Retype exactly what runs from the first line of the data to the line with "from matplotlib.ticker import", keeping both of those lines and skipping pictures.

☆ ☆ ☆ ☆ ☆

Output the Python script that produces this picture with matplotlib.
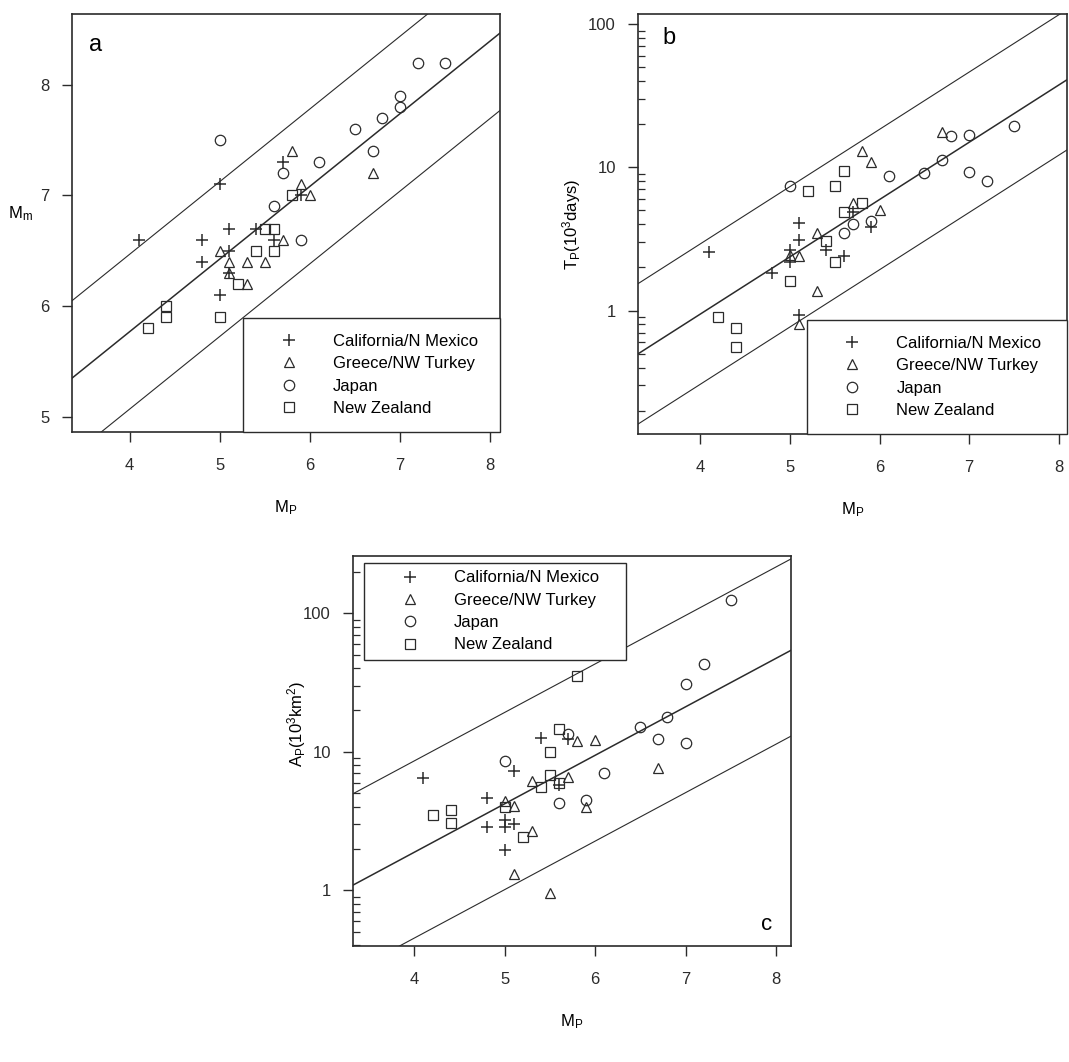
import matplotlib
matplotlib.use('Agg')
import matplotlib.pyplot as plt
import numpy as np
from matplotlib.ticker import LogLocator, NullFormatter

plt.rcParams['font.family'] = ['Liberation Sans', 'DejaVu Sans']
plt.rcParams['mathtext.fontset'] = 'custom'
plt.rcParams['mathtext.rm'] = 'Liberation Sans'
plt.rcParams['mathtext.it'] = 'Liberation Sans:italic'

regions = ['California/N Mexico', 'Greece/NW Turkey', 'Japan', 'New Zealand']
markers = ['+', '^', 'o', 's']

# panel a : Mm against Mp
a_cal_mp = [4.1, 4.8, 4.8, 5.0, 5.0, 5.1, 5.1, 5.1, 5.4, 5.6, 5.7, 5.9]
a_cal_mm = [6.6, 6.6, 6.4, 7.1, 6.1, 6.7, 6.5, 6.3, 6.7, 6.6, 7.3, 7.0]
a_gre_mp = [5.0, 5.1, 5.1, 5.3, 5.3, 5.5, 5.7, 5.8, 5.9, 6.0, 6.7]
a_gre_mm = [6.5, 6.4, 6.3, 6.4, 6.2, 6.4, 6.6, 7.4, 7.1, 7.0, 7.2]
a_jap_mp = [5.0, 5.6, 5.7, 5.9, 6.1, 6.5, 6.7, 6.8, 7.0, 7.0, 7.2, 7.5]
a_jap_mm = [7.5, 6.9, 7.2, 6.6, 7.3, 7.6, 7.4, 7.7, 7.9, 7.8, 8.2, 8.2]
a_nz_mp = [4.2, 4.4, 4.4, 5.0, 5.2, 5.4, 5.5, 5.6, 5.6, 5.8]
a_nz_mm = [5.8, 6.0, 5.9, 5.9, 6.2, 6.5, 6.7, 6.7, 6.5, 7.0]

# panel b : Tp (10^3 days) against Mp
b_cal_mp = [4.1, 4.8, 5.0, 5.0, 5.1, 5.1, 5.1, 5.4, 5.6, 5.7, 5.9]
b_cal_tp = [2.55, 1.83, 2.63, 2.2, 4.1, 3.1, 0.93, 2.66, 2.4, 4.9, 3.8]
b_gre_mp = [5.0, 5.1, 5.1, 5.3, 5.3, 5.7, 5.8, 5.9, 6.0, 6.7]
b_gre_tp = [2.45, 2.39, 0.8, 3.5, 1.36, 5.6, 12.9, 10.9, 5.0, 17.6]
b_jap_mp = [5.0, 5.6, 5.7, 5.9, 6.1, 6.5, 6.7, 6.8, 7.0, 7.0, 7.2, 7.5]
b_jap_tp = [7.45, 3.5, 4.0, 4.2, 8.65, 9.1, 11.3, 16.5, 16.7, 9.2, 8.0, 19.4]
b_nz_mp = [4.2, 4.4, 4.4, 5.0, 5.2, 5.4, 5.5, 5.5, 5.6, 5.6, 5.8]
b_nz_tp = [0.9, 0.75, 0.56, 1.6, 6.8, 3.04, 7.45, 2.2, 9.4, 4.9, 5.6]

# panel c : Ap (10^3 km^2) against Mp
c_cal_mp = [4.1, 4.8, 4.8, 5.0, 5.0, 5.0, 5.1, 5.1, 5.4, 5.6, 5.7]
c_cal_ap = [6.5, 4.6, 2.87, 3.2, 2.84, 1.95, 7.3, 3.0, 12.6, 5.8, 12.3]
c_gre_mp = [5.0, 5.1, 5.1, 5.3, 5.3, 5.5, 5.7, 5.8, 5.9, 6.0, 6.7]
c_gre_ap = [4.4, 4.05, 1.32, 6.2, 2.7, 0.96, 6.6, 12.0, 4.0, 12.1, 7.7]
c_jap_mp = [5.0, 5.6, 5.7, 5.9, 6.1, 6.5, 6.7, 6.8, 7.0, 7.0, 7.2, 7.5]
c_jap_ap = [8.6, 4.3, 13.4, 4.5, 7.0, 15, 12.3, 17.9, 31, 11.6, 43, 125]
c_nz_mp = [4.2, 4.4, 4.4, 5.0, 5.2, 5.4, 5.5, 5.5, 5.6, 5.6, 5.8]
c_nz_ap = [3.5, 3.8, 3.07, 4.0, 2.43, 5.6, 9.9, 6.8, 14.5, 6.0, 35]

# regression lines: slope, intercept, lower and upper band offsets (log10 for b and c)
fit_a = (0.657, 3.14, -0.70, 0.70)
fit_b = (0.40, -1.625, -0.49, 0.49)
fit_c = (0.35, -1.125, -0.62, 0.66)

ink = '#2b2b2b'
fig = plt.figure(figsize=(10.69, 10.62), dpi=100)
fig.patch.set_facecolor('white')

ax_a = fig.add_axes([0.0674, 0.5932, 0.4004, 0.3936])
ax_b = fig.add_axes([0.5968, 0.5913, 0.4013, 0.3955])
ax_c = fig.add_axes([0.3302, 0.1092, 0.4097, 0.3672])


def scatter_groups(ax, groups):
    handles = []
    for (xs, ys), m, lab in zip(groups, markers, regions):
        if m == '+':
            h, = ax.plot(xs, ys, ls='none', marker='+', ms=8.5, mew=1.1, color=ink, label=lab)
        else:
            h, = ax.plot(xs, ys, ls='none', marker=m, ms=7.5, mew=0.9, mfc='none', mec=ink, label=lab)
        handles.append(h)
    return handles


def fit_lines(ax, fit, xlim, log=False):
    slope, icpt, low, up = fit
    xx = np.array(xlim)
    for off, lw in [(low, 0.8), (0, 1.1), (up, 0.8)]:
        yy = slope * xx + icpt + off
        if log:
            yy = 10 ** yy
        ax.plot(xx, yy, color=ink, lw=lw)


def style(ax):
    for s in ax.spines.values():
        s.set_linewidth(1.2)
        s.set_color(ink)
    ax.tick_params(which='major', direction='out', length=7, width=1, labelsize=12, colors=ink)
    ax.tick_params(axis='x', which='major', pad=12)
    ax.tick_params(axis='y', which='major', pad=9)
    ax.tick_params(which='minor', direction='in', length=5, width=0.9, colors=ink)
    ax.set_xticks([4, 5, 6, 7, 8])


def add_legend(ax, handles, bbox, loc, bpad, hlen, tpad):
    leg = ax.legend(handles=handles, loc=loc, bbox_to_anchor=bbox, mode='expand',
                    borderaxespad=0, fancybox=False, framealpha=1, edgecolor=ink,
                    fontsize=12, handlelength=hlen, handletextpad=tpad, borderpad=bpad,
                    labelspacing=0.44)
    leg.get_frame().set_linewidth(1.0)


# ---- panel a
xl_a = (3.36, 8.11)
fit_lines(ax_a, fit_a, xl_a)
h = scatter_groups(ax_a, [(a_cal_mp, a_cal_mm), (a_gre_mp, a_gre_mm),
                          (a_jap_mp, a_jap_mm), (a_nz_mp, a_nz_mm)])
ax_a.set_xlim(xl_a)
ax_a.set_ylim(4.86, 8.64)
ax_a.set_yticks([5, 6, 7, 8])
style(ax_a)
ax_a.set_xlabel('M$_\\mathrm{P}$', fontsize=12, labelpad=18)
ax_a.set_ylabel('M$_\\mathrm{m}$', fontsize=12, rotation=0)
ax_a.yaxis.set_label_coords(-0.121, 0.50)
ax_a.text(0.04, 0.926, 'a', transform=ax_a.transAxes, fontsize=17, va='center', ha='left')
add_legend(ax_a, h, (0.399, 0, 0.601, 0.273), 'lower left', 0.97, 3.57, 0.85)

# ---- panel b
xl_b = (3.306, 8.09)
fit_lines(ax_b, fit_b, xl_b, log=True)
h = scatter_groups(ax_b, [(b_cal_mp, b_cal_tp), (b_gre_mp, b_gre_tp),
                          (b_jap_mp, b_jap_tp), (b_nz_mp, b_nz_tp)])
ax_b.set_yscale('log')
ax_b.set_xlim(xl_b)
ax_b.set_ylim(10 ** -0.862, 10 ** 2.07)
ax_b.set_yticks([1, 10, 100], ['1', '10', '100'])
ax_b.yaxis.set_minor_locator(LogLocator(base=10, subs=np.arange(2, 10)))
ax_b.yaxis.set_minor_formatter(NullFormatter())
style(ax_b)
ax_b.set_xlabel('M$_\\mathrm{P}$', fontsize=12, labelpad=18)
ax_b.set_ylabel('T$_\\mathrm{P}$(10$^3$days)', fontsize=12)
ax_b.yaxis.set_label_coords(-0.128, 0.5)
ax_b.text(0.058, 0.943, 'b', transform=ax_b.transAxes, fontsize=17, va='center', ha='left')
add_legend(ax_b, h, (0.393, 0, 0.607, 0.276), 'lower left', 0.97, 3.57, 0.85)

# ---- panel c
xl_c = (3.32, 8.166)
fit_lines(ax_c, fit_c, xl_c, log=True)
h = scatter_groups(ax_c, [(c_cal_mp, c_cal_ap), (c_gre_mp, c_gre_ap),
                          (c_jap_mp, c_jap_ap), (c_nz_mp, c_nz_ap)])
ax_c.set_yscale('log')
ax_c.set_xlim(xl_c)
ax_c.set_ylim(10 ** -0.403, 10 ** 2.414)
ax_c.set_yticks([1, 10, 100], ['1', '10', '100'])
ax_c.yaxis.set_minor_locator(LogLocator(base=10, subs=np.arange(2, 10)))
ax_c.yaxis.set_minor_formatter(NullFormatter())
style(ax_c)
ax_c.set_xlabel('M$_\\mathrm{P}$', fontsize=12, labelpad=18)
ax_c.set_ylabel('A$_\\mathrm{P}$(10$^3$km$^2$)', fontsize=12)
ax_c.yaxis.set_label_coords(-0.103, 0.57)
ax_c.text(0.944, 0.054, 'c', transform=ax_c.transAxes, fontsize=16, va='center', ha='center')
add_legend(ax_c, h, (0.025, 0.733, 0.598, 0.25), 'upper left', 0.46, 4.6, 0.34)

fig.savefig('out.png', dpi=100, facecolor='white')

☆ ☆ ☆ ☆ ☆

(Worked solution)
Output the Python script that produces this picture with matplotlib.
import matplotlib
matplotlib.use('Agg')
import matplotlib.pyplot as plt
import numpy as np
from matplotlib.ticker import LogLocator, NullFormatter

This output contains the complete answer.